* WORK TO DO:
Lines holding the string "page" are the ones to copy from this listing.

--

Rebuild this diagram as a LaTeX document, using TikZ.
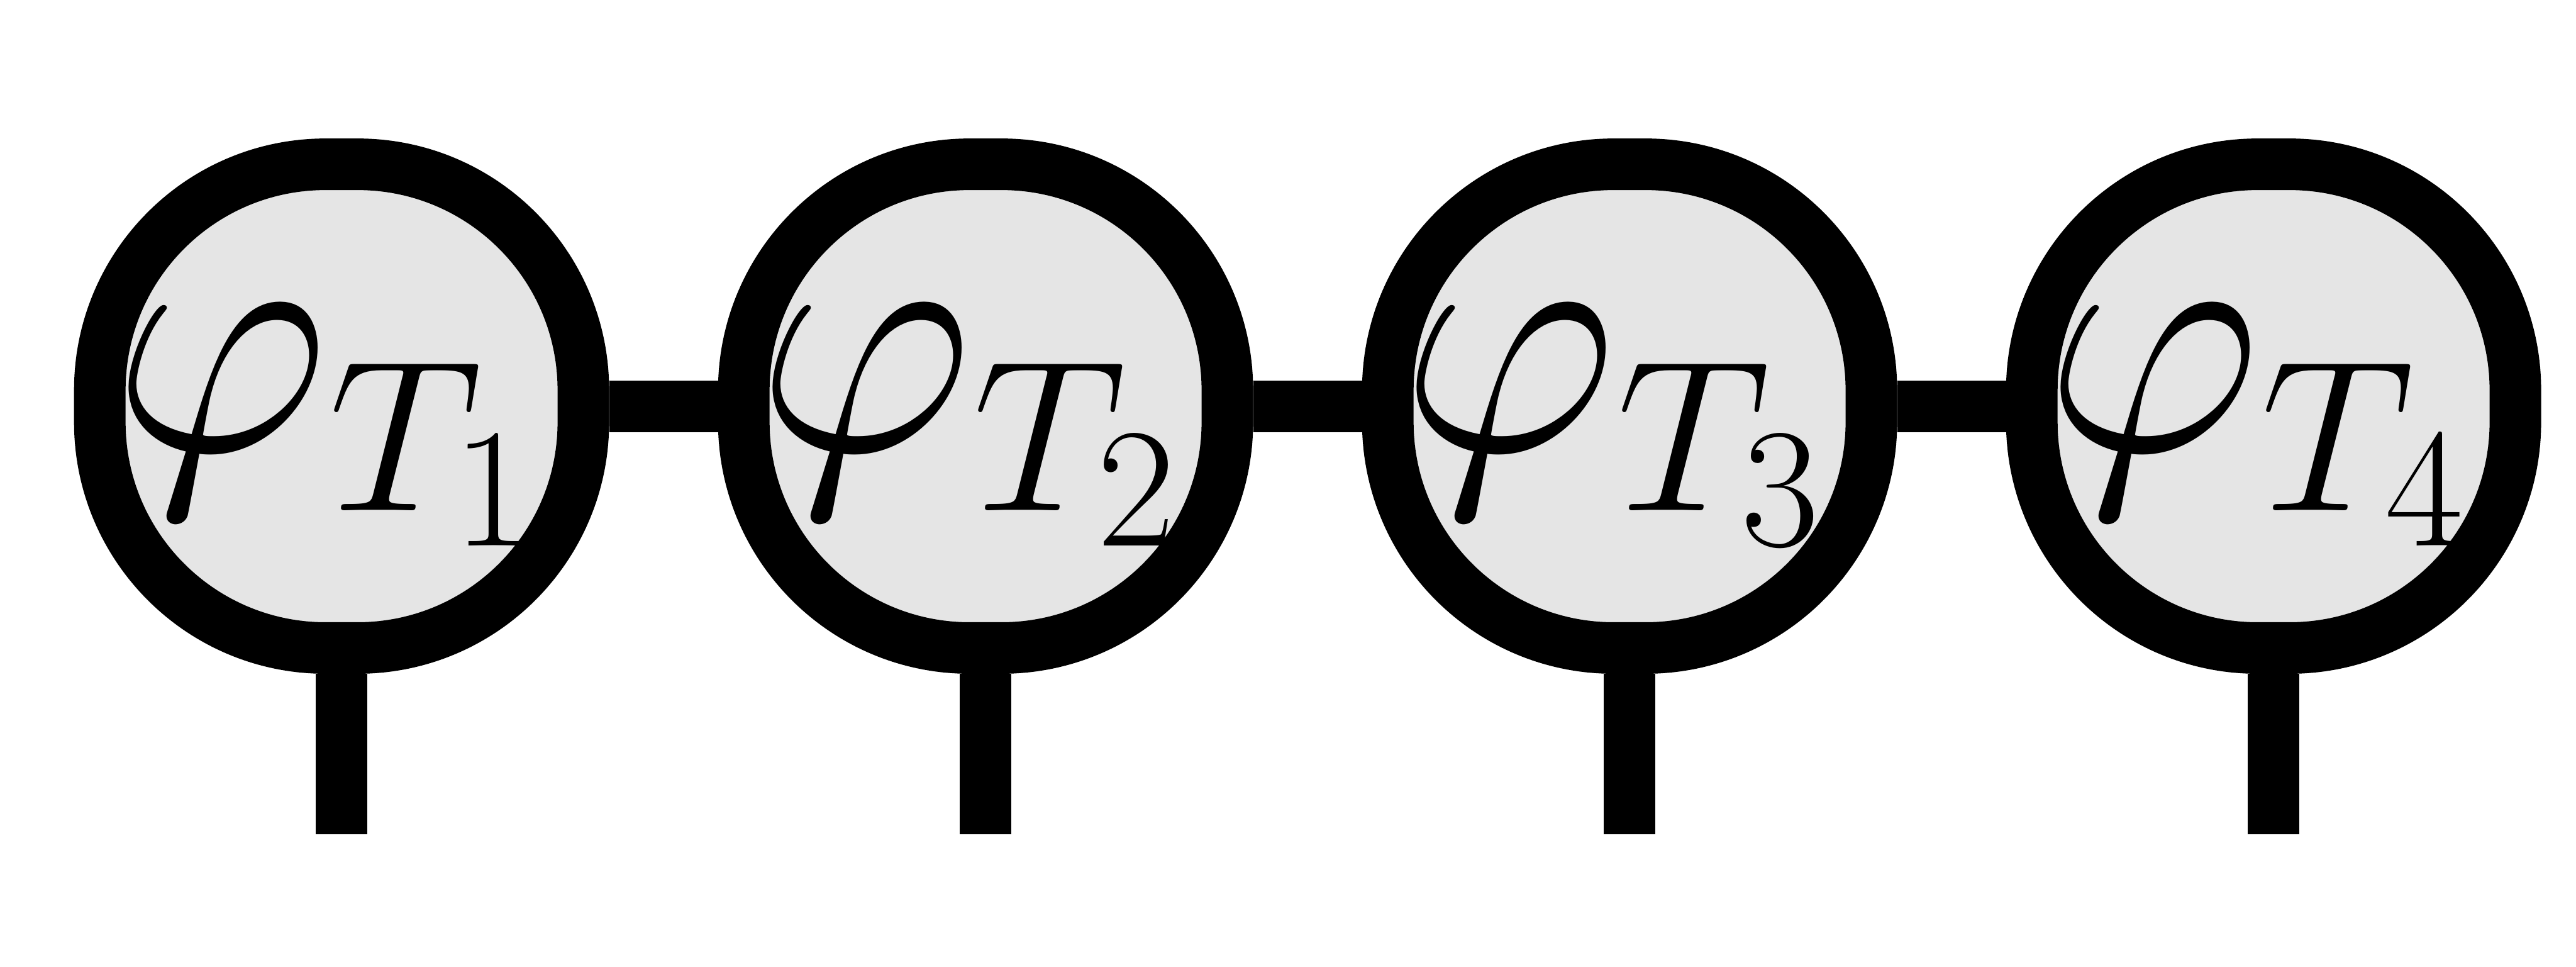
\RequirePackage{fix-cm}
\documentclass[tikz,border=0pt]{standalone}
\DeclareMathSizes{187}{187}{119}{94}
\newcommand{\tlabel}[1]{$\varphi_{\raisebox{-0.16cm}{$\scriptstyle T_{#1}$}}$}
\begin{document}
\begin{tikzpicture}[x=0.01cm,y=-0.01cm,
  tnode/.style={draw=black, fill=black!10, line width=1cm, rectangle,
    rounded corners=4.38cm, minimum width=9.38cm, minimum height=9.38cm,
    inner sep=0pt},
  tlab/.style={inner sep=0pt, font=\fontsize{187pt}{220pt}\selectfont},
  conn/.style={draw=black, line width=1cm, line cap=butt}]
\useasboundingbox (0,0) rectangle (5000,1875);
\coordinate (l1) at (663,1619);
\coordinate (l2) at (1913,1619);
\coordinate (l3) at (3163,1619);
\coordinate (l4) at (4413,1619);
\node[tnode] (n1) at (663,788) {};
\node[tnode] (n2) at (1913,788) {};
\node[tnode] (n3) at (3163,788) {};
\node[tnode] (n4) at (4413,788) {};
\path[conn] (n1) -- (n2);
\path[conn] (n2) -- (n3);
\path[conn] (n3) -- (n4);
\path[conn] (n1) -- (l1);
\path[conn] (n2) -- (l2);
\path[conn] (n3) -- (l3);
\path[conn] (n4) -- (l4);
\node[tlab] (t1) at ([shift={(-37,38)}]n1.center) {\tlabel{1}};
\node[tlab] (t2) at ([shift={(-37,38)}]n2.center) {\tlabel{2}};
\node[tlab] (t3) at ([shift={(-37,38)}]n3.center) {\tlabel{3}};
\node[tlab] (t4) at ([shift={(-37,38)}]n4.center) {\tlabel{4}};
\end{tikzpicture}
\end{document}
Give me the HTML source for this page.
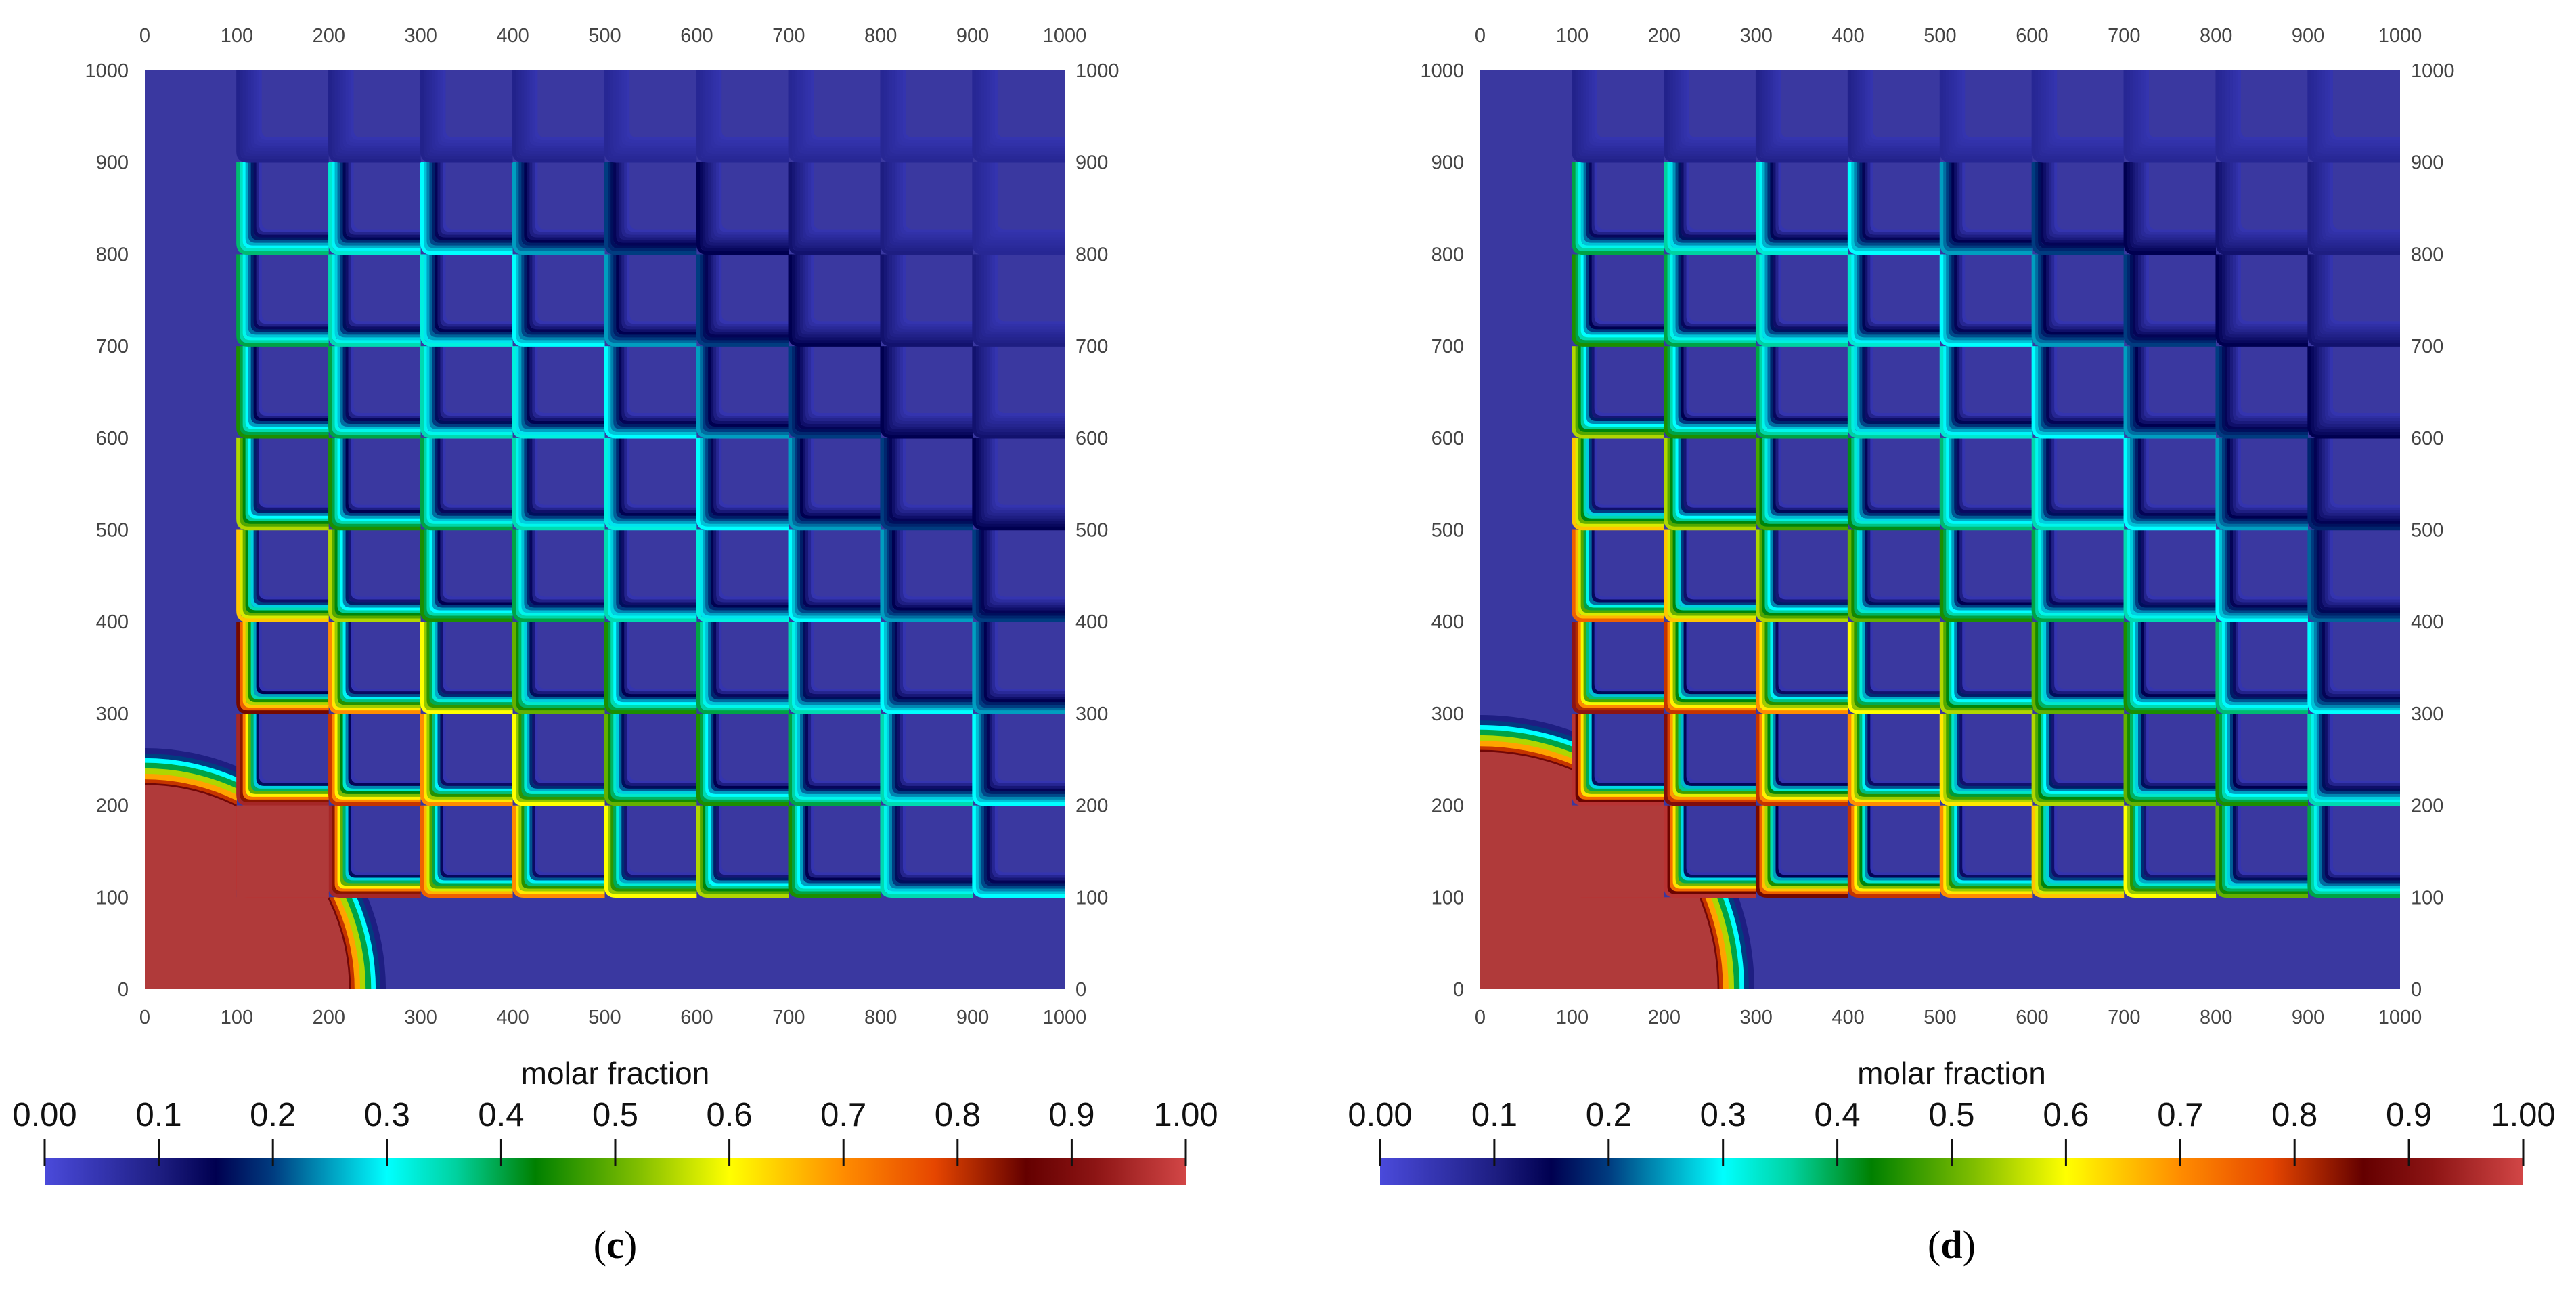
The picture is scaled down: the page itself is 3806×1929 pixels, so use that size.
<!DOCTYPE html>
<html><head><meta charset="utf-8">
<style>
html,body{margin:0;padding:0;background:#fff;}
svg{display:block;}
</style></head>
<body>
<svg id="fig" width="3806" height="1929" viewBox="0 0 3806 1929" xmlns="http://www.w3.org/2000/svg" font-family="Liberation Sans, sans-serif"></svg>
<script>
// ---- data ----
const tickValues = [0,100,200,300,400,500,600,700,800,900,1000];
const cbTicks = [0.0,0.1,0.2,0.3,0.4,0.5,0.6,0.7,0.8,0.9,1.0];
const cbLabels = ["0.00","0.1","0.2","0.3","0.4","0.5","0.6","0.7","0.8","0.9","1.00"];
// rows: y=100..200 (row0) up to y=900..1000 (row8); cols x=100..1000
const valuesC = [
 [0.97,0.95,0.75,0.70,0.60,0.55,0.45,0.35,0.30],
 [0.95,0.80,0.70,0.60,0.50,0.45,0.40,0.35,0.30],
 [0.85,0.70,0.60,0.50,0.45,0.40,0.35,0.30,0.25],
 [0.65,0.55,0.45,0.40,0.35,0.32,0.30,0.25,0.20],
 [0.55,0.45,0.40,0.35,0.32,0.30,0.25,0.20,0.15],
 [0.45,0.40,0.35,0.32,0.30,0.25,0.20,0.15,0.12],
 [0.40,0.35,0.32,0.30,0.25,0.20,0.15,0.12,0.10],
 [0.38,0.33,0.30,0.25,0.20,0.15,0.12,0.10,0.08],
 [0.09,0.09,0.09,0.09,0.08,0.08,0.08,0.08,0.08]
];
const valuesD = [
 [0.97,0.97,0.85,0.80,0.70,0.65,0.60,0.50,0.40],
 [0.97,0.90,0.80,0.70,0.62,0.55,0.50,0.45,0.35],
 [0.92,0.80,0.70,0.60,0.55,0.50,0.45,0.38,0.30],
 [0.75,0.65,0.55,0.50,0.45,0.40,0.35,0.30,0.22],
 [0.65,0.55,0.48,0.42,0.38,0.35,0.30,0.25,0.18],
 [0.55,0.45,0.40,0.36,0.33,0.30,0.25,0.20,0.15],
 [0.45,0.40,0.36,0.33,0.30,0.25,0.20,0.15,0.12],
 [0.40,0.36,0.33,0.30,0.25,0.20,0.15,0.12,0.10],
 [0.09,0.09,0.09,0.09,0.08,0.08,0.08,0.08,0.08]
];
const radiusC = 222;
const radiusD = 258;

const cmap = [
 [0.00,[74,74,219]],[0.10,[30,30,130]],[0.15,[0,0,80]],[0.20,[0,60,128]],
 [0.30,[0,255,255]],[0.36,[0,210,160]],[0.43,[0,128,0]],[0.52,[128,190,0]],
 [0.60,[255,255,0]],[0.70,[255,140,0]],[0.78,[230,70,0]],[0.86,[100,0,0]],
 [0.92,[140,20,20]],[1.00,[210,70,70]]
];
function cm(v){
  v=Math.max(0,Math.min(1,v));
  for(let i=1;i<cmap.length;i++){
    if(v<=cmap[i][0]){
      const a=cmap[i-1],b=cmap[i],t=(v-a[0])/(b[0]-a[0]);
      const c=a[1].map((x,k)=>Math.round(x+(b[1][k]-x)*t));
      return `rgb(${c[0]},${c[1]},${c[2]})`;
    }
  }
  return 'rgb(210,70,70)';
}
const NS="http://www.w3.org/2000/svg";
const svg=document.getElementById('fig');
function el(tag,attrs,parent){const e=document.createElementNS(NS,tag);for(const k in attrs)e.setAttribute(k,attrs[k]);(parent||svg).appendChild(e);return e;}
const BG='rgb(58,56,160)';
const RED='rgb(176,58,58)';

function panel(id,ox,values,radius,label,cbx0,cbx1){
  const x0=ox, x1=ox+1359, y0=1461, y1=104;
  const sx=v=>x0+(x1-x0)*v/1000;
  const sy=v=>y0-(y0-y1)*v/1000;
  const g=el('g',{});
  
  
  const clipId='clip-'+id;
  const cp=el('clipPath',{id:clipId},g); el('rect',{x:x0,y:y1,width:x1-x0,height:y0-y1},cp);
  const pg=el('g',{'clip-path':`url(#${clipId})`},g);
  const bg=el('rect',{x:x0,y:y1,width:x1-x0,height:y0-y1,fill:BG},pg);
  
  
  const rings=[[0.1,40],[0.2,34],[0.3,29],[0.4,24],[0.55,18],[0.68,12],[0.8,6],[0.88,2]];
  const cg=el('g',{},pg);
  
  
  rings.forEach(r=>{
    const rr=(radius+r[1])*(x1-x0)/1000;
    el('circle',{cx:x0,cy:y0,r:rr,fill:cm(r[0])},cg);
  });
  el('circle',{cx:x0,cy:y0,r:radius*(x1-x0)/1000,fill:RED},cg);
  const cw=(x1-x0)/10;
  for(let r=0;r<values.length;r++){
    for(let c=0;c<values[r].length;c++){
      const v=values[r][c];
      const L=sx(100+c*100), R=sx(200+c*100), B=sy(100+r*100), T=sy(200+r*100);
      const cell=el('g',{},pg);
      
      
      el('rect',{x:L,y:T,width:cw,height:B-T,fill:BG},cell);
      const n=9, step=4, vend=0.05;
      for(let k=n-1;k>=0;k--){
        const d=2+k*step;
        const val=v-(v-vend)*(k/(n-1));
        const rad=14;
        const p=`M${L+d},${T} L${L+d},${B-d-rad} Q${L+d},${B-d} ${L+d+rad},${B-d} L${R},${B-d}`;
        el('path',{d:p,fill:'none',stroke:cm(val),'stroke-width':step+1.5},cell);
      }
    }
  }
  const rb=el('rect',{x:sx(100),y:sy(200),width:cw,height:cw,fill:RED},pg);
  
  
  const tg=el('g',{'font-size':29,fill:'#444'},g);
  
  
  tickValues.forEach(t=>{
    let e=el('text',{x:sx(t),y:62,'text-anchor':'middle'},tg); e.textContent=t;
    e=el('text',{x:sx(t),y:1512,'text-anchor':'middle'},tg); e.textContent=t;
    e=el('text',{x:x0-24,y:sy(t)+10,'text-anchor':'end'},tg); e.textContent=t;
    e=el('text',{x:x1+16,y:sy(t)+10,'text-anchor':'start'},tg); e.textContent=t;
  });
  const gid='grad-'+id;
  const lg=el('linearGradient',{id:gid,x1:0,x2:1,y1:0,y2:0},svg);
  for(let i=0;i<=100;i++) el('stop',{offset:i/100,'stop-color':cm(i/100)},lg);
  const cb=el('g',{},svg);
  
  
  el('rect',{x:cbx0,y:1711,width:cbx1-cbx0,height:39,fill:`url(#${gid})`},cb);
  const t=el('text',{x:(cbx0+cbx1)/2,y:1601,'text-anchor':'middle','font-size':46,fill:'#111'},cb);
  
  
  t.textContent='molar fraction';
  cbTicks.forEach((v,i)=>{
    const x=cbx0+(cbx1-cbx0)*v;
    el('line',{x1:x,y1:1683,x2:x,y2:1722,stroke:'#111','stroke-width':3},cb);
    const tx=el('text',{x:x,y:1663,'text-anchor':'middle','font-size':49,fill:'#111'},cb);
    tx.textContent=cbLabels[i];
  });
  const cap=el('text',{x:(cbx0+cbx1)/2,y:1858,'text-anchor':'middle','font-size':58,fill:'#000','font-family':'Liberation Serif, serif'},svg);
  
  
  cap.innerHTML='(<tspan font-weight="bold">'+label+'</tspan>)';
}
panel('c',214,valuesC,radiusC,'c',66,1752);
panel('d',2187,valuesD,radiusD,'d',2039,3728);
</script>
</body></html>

--

* COMPLETE ANSWER:
Give me the HTML source for this page.
The picture is scaled down: the page itself is 3806×1929 pixels, so use that size.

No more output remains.